Wednesday, August 28, 2013

Trust

For the past few days I have been avoiding posting this - because I haven't been wanting to face these feelings... But the whole reason I started this blog was to face me feelings so - here we go.

I have trust issues

*well gee Aubrey, like 99.9% of adults have trust issues, why is this news that you have them too*

Well let me tell you a story,

When my ex and I got back together everything was about him.  We were working on getting him into the Air Force and I put my life on hold, I think I already covered this so we are going to skip to a conversation he and I had one night in his Grandmother's kitchen.  Said conversation started because I was acting very anxious.  He asked me why I was so anxious and I told him I didn't know. He basically said to look into his eyes and say the first thing that came to mind about why I was feeling so anxious, so I looked at him and said:  I'm afarid that after we do all of the work to get you into the Air Force you are going to break up with me and leave me behind.  Then he walk right infront of me, look into my eyes and said: "You have to trust me."  I began to cry. and he repeated several times, "You have to trust me"  and I did.  I push aside every fear and doubt and with my whole heart I trusted him.  After that night I never doubted that he would leave me. I knew we were going to be together and that he was never going to leave me.... until he did.  He broke his promise to me that he made that night when he told me to trust him. 

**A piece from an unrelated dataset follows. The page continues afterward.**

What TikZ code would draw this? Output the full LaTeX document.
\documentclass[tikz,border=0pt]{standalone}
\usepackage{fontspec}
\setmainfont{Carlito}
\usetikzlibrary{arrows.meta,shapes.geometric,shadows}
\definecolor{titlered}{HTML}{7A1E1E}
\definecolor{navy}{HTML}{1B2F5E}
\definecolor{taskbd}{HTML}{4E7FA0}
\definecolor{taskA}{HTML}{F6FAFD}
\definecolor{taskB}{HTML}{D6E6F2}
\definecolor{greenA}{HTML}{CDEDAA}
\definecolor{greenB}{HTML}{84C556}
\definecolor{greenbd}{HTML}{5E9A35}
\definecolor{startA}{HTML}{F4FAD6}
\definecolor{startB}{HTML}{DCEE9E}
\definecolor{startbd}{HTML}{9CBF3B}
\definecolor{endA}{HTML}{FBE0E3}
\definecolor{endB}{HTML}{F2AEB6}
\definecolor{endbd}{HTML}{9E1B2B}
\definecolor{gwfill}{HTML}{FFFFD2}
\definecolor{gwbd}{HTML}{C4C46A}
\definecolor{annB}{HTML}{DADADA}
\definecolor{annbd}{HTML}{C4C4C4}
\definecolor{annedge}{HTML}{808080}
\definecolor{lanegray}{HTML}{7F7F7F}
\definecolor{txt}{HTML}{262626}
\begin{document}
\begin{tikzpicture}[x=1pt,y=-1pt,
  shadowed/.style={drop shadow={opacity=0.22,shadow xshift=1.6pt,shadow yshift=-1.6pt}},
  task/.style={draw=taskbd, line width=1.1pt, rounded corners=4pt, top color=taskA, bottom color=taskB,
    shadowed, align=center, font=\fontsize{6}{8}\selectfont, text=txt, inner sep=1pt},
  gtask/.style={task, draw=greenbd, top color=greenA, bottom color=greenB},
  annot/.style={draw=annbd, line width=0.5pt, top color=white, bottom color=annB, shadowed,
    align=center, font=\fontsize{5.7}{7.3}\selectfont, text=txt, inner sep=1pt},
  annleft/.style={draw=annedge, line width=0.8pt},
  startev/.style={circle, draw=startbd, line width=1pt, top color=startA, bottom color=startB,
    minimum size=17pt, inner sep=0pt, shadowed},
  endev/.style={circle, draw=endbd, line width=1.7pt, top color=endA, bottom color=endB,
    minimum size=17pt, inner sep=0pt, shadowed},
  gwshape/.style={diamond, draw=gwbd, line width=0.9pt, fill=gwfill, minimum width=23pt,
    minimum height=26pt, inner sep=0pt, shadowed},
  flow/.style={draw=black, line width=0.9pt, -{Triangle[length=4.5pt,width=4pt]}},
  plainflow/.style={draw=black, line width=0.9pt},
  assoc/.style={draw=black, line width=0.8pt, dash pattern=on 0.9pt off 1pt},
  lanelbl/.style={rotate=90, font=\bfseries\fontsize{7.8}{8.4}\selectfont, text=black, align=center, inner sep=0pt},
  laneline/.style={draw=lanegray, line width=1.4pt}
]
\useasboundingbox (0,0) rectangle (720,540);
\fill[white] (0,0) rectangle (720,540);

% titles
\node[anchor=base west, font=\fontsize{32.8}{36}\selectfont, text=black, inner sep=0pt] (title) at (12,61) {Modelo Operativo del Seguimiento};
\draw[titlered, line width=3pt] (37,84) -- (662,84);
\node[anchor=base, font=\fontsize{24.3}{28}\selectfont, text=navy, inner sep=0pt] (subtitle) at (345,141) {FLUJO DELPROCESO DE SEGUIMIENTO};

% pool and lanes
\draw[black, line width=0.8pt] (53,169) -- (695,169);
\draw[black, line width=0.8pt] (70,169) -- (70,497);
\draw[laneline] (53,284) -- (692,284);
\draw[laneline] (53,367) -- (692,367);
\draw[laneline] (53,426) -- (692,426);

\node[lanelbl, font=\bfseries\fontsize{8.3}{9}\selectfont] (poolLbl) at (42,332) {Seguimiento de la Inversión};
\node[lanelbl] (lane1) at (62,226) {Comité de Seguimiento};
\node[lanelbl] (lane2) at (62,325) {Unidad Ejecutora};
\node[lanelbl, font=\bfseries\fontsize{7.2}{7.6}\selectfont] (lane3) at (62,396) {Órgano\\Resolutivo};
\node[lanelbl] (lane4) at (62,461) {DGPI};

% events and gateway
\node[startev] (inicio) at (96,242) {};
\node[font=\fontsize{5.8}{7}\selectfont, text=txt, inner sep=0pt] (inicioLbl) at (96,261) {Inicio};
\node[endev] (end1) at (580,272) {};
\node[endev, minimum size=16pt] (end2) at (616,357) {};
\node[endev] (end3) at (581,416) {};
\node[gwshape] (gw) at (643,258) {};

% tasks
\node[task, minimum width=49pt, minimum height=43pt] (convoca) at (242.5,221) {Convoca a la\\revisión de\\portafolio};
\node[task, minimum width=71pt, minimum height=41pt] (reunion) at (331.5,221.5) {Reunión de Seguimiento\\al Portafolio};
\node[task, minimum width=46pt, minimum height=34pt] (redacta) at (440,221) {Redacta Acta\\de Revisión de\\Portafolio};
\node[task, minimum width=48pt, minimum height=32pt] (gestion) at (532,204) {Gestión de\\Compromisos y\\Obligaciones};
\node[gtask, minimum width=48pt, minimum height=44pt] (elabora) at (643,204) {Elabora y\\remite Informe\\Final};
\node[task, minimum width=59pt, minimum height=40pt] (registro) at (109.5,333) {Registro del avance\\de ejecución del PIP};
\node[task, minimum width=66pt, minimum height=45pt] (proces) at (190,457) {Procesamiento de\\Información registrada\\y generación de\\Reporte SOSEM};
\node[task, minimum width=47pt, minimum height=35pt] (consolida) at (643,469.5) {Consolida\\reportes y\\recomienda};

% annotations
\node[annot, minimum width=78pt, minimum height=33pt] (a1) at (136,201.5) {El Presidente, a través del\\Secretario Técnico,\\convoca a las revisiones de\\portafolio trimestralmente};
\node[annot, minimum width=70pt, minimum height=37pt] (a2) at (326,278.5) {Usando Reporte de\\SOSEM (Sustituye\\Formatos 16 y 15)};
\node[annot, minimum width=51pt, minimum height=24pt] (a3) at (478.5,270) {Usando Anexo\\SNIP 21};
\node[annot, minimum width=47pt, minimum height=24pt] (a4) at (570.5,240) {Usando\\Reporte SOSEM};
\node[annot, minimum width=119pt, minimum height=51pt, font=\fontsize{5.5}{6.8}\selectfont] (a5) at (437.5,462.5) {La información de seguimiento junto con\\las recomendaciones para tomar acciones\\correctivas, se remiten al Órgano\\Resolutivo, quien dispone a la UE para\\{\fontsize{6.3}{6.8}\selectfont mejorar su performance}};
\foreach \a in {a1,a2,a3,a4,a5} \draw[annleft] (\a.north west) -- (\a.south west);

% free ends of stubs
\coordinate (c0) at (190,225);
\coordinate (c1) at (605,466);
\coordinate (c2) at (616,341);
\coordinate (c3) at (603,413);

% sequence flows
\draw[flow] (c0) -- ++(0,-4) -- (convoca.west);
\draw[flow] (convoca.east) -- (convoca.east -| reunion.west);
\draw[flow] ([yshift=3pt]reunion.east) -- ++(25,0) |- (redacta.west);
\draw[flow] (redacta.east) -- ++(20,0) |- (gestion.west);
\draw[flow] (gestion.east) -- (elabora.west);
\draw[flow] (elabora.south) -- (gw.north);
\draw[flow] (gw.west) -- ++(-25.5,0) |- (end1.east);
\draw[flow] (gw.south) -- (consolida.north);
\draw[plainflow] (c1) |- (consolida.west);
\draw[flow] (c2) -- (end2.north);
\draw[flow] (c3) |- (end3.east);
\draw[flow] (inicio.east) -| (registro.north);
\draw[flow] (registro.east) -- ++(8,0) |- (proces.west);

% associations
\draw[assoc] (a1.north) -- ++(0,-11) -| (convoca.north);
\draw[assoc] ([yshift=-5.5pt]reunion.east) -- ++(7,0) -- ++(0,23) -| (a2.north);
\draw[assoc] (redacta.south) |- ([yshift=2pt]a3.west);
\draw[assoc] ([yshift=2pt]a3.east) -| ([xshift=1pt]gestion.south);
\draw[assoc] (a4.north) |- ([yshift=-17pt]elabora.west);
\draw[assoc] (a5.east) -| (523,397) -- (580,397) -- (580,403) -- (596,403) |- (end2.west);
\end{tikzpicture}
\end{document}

The side effect of this is now I am doubting a lot of other people too.  I don't want to do it nor do I mean to do it, but I am, and I hate it.  When I told my shrink this story she basically said - well no wonder you ended up in Forest view, you gave him your future and he promised to take of it and he threw it away.  He painted you this picture of everything and then gave you nothing and then made you feel like it was your fault his promises didn't come true.  And that is basically where I am now.  I have stopped blaming my self  100% for our relationship ending.  I know there were things I could have done differently, but there were things he needed to do as well, not all my fault.

So yeah, at the moment my ability to trust is way down, even on my friends who I have had for years.  It just hurts.  I am hoping to be able to over come this fast.